1 min read

Farewell Google+

Yesterday, Google announced that during an audit they found evidence that some 3rd party apps may have been granted overly broad access to your data, but they can’t confirm this:

We made Google+ with privacy in mind and therefore keep this API’s log data for only two weeks. That means we cannot confirm which users were impacted by this bug. However, we ran a detailed analysis over the two weeks prior to patching the bug, and from that analysis, the Profiles of up to 500,000 Google+ accounts were potentially affected. Our analysis showed that up to 438 applications may have used this API.

As the first action to combat this they are shutting down Google+ for all consumers.

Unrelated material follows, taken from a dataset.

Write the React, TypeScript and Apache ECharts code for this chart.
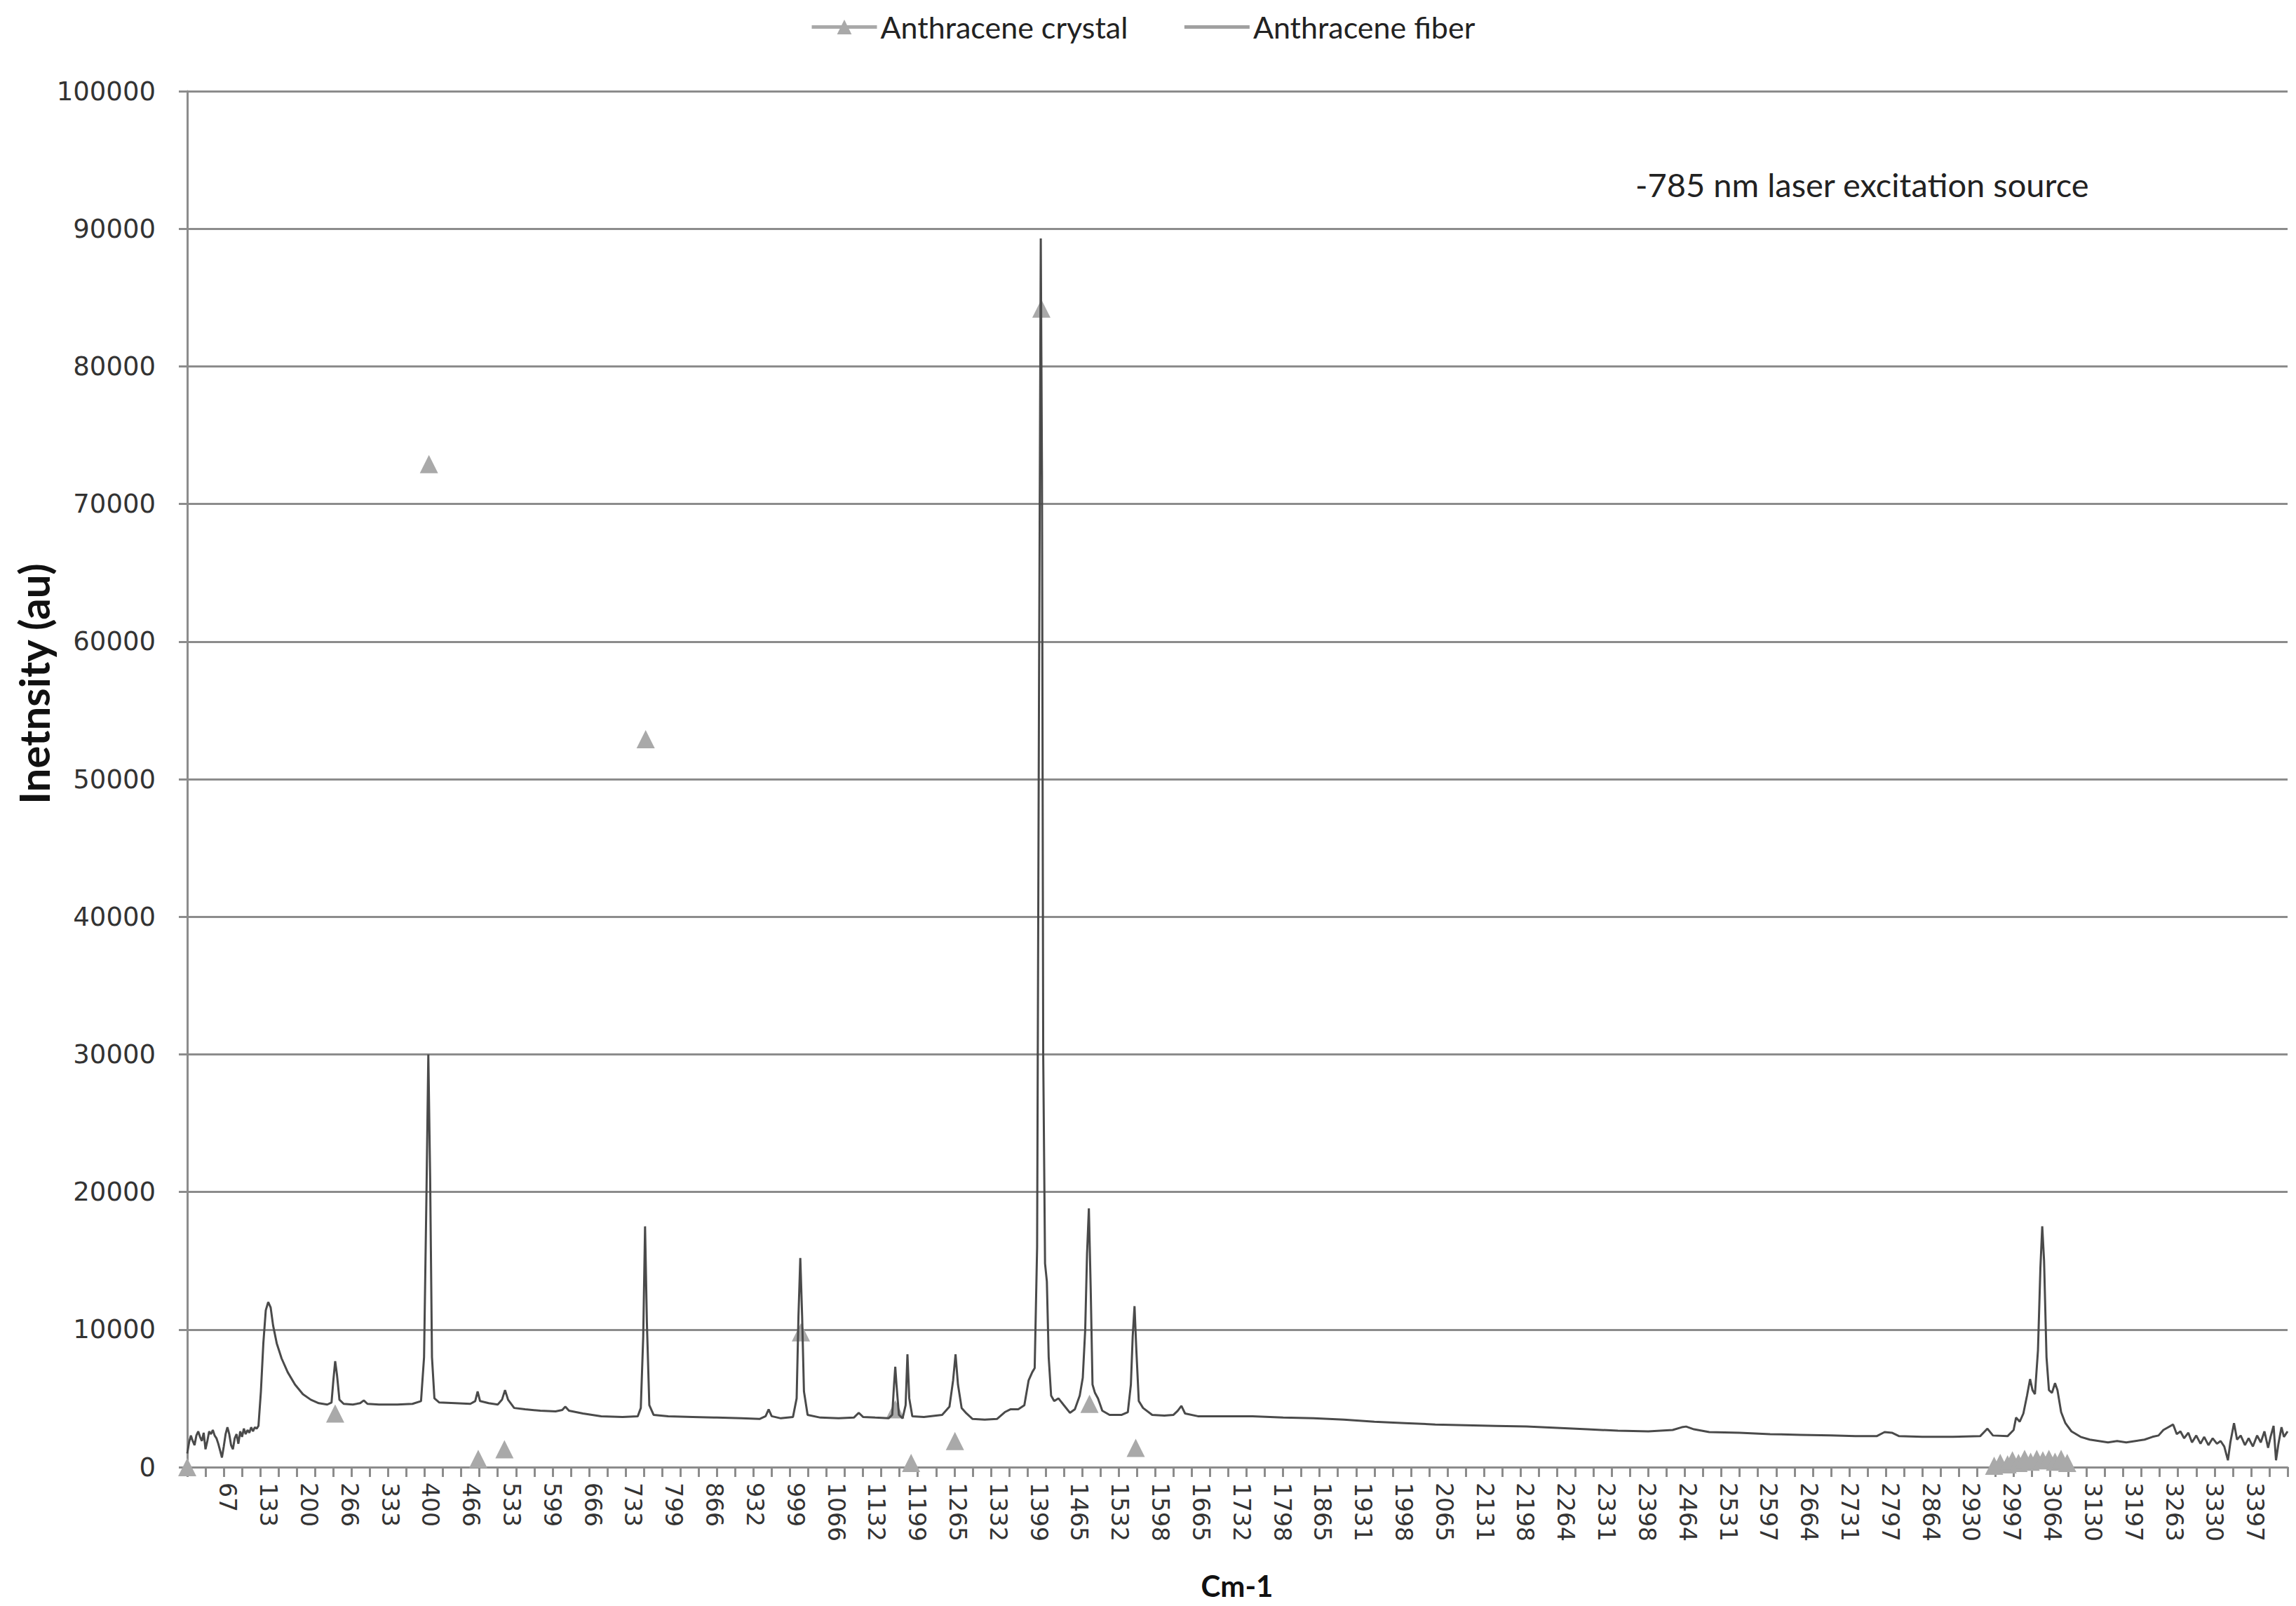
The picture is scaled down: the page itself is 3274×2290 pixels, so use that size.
import React, { useEffect, useRef } from 'react';
import * as echarts from 'echarts';

// Tick labels printed under the wavenumber axis (one every 66.6 cm-1)
const xTickLabels: string[] = [
  '67', '133', '200', '266', '333', '400', '466', '533', '599', '666', '733', '799', '866', '932', '999',
  '1066', '1132', '1199', '1265', '1332', '1399', '1465', '1532', '1598', '1665', '1732', '1798', '1865',
  '1931', '1998', '2065', '2131', '2198', '2264', '2331', '2398', '2464', '2531', '2597', '2664', '2731',
  '2797', '2864', '2930', '2997', '3064', '3130', '3197', '3263', '3330', '3397',
];
const labelStep = 66.6;
const tickStep = 30;
const xMax = 3450;

// Anthracene crystal: sparse points [cm-1, intensity]
const crystalPoints: [number, number][] = [
  [0, 0], [243, 3900], [397, 72900], [478, 600], [521, 1300], [753, 52900], [1008, 9800],
  [1163, 4200], [1189, 300], [1261, 1900], [1403, 84200], [1482, 4600], [1558, 1400],
  [2968, 100], [2978, 300], [2990, 200], [2998, 500], [3008, 300], [3018, 600], [3028, 400],
  [3038, 600], [3048, 500], [3058, 600], [3068, 400], [3078, 600], [3088, 300],
];

// Anthracene fiber spectrum [cm-1, intensity]
const fiberSpectrum: [number, number][] = [
  [0, 1000], [3, 1800], [6, 2300], [9, 1900], [12, 1600], [15, 2300], [18, 2600], [21, 2200], [24, 1900],
  [27, 2500], [30, 1300], [33, 1900], [36, 2600], [39, 2400], [42, 2700], [45, 2300], [48, 2100], [51, 1700],
  [54, 1200], [57, 700], [60, 1500], [63, 2400], [66, 2900], [69, 2400], [72, 1600], [75, 1300], [78, 2100],
  [81, 2400], [84, 1700], [87, 2600], [90, 2200], [93, 2800], [96, 2400], [99, 2700], [102, 2500], [105, 2900],
  [108, 2600], [111, 2900], [114, 2800], [117, 3000],
  [121, 5500], [125, 9000], [129, 11400], [133, 12000], [137, 11600], [141, 10300], [147, 9000], [155, 7900],
  [165, 6900], [177, 6000], [190, 5300], [203, 4900], [216, 4650], [230, 4550], [237, 4700], [240, 6300],
  [243, 7700], [246, 6700], [250, 4900], [257, 4600], [272, 4550], [284, 4650], [290, 4850], [296, 4600],
  [315, 4550], [345, 4550], [370, 4600], [384, 4800], [389, 8000], [393, 20000], [396, 30000], [399, 21000],
  [402, 8000], [406, 5000], [414, 4700], [440, 4650], [465, 4600], [473, 4800], [477, 5500], [481, 4800],
  [495, 4650], [510, 4550], [517, 4900], [522, 5600], [527, 4900], [537, 4300], [555, 4200], [580, 4100],
  [605, 4050], [616, 4150], [621, 4400], [627, 4100], [650, 3900], [680, 3700], [715, 3650], [740, 3700],
  [745, 4300], [749, 9500], [752, 17500], [755, 10500], [759, 4500], [766, 3800], [790, 3700], [830, 3650],
  [870, 3600], [910, 3550], [940, 3500], [950, 3700], [955, 4200], [960, 3700], [975, 3550], [995, 3650],
  [1001, 5000], [1004, 11000], [1007, 15200], [1010, 11000], [1013, 5500], [1019, 3800], [1040, 3600],
  [1070, 3550], [1095, 3600], [1103, 3950], [1110, 3650], [1130, 3600], [1152, 3550], [1158, 3800],
  [1161, 6000], [1163, 7300], [1165, 6000], [1169, 3800], [1175, 3550], [1180, 4500], [1183, 8200],
  [1186, 5000], [1191, 3700], [1210, 3650], [1240, 3800], [1252, 4400], [1258, 6300], [1262, 8200],
  [1266, 6000], [1272, 4300], [1280, 3900], [1290, 3500], [1310, 3450], [1330, 3500], [1343, 4000],
  [1352, 4200], [1365, 4200], [1375, 4500], [1382, 6300], [1388, 6900], [1392, 7200], [1396, 16000],
  [1399, 55000], [1402, 89300], [1404, 72000], [1406, 30000], [1409, 14800], [1412, 13500], [1415, 8000],
  [1419, 5200], [1424, 4800], [1431, 5000], [1440, 4500], [1450, 3950], [1458, 4200], [1466, 5200],
  [1471, 6500], [1475, 10000], [1478, 15500], [1481, 18800], [1484, 13000], [1487, 6000], [1491, 5400],
  [1496, 5000], [1503, 4100], [1515, 3800], [1535, 3800], [1545, 4000], [1550, 6000], [1553, 9500],
  [1556, 11700], [1559, 8500], [1563, 4800], [1570, 4300], [1585, 3800], [1605, 3750], [1620, 3800],
  [1627, 4100], [1633, 4450], [1639, 3900], [1660, 3700], [1700, 3700], [1750, 3700], [1800, 3600],
  [1850, 3550], [1900, 3450], [1950, 3300], [2000, 3200], [2050, 3100], [2100, 3050], [2150, 3000],
  [2200, 2950], [2250, 2850], [2300, 2750], [2350, 2650], [2400, 2600], [2440, 2700], [2455, 2900],
  [2462, 2950], [2475, 2750], [2500, 2550], [2550, 2500], [2600, 2400], [2650, 2350], [2700, 2300],
  [2740, 2250], [2775, 2250], [2788, 2550], [2800, 2500], [2812, 2250], [2850, 2200], [2900, 2200],
  [2945, 2250], [2957, 2800], [2966, 2300], [2990, 2250], [3000, 2700], [3004, 3600], [3010, 3300],
  [3016, 3900], [3022, 5200], [3027, 6400], [3031, 5600], [3035, 5300], [3040, 8500], [3044, 14500],
  [3047, 17500], [3050, 15000], [3054, 8000], [3058, 5600], [3063, 5400], [3068, 6100], [3072, 5600],
  [3078, 4000], [3085, 3200], [3095, 2600], [3110, 2200], [3125, 2000], [3140, 1900], [3155, 1800],
  [3170, 1900], [3185, 1800], [3200, 1900], [3215, 2000], [3228, 2200], [3238, 2300], [3246, 2700],
  [3262, 3100], [3268, 2400], [3274, 2600], [3280, 2100], [3287, 2500], [3293, 1800], [3300, 2300],
  [3307, 1700], [3313, 2200], [3320, 1600], [3327, 2100], [3334, 1700], [3340, 1900], [3346, 1500],
  [3352, 500], [3356, 1800], [3362, 3200], [3367, 2000], [3373, 2300], [3380, 1600], [3386, 2100],
  [3393, 1500], [3400, 2300], [3406, 1800], [3412, 2600], [3418, 1400], [3422, 2200], [3427, 3000],
  [3431, 500], [3435, 1700], [3440, 2900], [3444, 2200], [3450, 2600],
];

const gridGray = '#8c8c8c';
const crystalGray = '#a9a9a9';
const fiberGray = '#4a4a4a';

export default function App() {
  const ref = useRef<HTMLDivElement>(null);

  useEffect(() => {
    const chart = echarts.init(ref.current as HTMLDivElement, null, { renderer: 'svg' });
    chart.setOption({
      animation: false,
      backgroundColor: '#ffffff',
      grid: { left: 267, right: 12, top: 130, bottom: 198, containLabel: false },
      legend: {
        left: 1150,
        top: 12,
        itemWidth: 93,
        itemHeight: 26,
        itemGap: 78,
        textStyle: { fontFamily: 'Lato', fontSize: 43, color: '#222222' },
        data: [
          { name: 'Anthracene crystal', lineStyle: { color: crystalGray, width: 5, opacity: 1 } },
          {
            name: 'Anthracene fiber',
            itemStyle: { opacity: 0 },
            lineStyle: { color: '#a0a0a0', width: 5, opacity: 1 },
          },
        ],
      },
      xAxis: [
        {
          type: 'value',
          min: 0,
          max: xMax,
          interval: labelStep,
          position: 'bottom',
          axisLine: { show: false },
          axisTick: { show: false },
          splitLine: { show: false },
          axisLabel: {
            rotate: -90,
            margin: 22,
            fontFamily: 'DejaVu Sans',
            fontSize: 33,
            color: '#333333',
            showMinLabel: true,
            showMaxLabel: true,
            formatter: (v: number) => {
              const i = Math.round(v / labelStep);
              if (i >= 1 && i <= xTickLabels.length && Math.abs(v - i * labelStep) < 0.5) {
                return xTickLabels[i - 1];
              }
              return '';
            },
          },
        },
        {
          type: 'value',
          min: 0,
          max: xMax,
          interval: tickStep,
          position: 'bottom',
          axisLine: { show: true, lineStyle: { color: gridGray, width: 3 } },
          axisTick: { show: true, length: 14, lineStyle: { color: gridGray, width: 3 } },
          axisLabel: { show: false },
          splitLine: { show: false },
        },
      ],
      yAxis: {
        type: 'value',
        min: 0,
        max: 100000,
        interval: 10000,
        axisLine: { show: true, lineStyle: { color: gridGray, width: 3 } },
        axisTick: { show: true, length: 12, lineStyle: { color: gridGray, width: 3 } },
        splitLine: { show: true, lineStyle: { color: gridGray, width: 3 } },
        axisLabel: {
          margin: 45,
          fontFamily: 'DejaVu Sans',
          fontSize: 37,
          color: '#333333',
          formatter: (v: number) => String(v),
        },
      },
      series: [
        {
          name: 'Anthracene crystal',
          type: 'line',
          xAxisIndex: 0,
          data: crystalPoints,
          symbol: 'triangle',
          symbolSize: 26,
          showSymbol: true,
          itemStyle: { color: crystalGray },
          lineStyle: { width: 0, opacity: 0 },
          z: 2,
        },
        {
          name: 'Anthracene fiber',
          type: 'line',
          xAxisIndex: 0,
          data: fiberSpectrum,
          symbol: 'none',
          showSymbol: false,
          itemStyle: { color: fiberGray },
          lineStyle: { color: fiberGray, width: 3 },
          z: 3,
        },
      ],
      graphic: [
        {
          type: 'text',
          x: 48,
          y: 975,
          rotation: Math.PI / 2,
          style: {
            text: 'Inetnsity (au)',
            font: 'bold 60px Lato',
            fill: '#111111',
            align: 'center',
            verticalAlign: 'middle',
            textAlign: 'center',
            textVerticalAlign: 'middle',
          },
        },
        {
          type: 'text',
          x: 1764,
          y: 2261,
          style: {
            text: 'Cm-1',
            font: 'bold 42px Lato',
            fill: '#111111',
            align: 'center',
            verticalAlign: 'middle',
            textAlign: 'center',
            textVerticalAlign: 'middle',
          },
        },
        {
          type: 'text',
          x: 2332,
          y: 263,
          style: {
            text: '-785 nm laser excitation source',
            font: '47px Lato',
            fill: '#222222',
            align: 'left',
            verticalAlign: 'middle',
            textAlign: 'left',
            textVerticalAlign: 'middle',
          },
        },
      ],
    });
    return () => chart.dispose();
  }, []);

  return (
    <div
      ref={ref}
      style={{ position: 'absolute', left: 0, top: 0, width: 3274, height: 2290, background: '#ffffff' }}
    />
  );
}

Goodbye, Google+.

I remember when G+ first launched and being the tech person I am, I had to give it a try. I thought their “circles” ideas was a smart feature and could be an interesting way to use one social service and reach a subset that is interested in certain parts of your life. Share family photos with family, share coding tips with peers, etc.

The circle idea didn’t matter to me in the end, because after about a week I was annoyed that they didn’t offer a standalone Mac/iOS app and they offered no API’s that third parties could tap into to create an app. Like Tweetbot is to Twitter. So I stopped visiting the site.

I personally gave up on it after that first week but figured I give it another try with my Laravel News site and auto share post over to it. I can say it’s sent no traffic in the past few years and the service was a complete ghost town.

I believe with the backing of Google they really had a chance to make something decent but from an end user perspective, they failed at every part. I think really what it boiled down to is it was created as a reactionary product. The passion was never in it.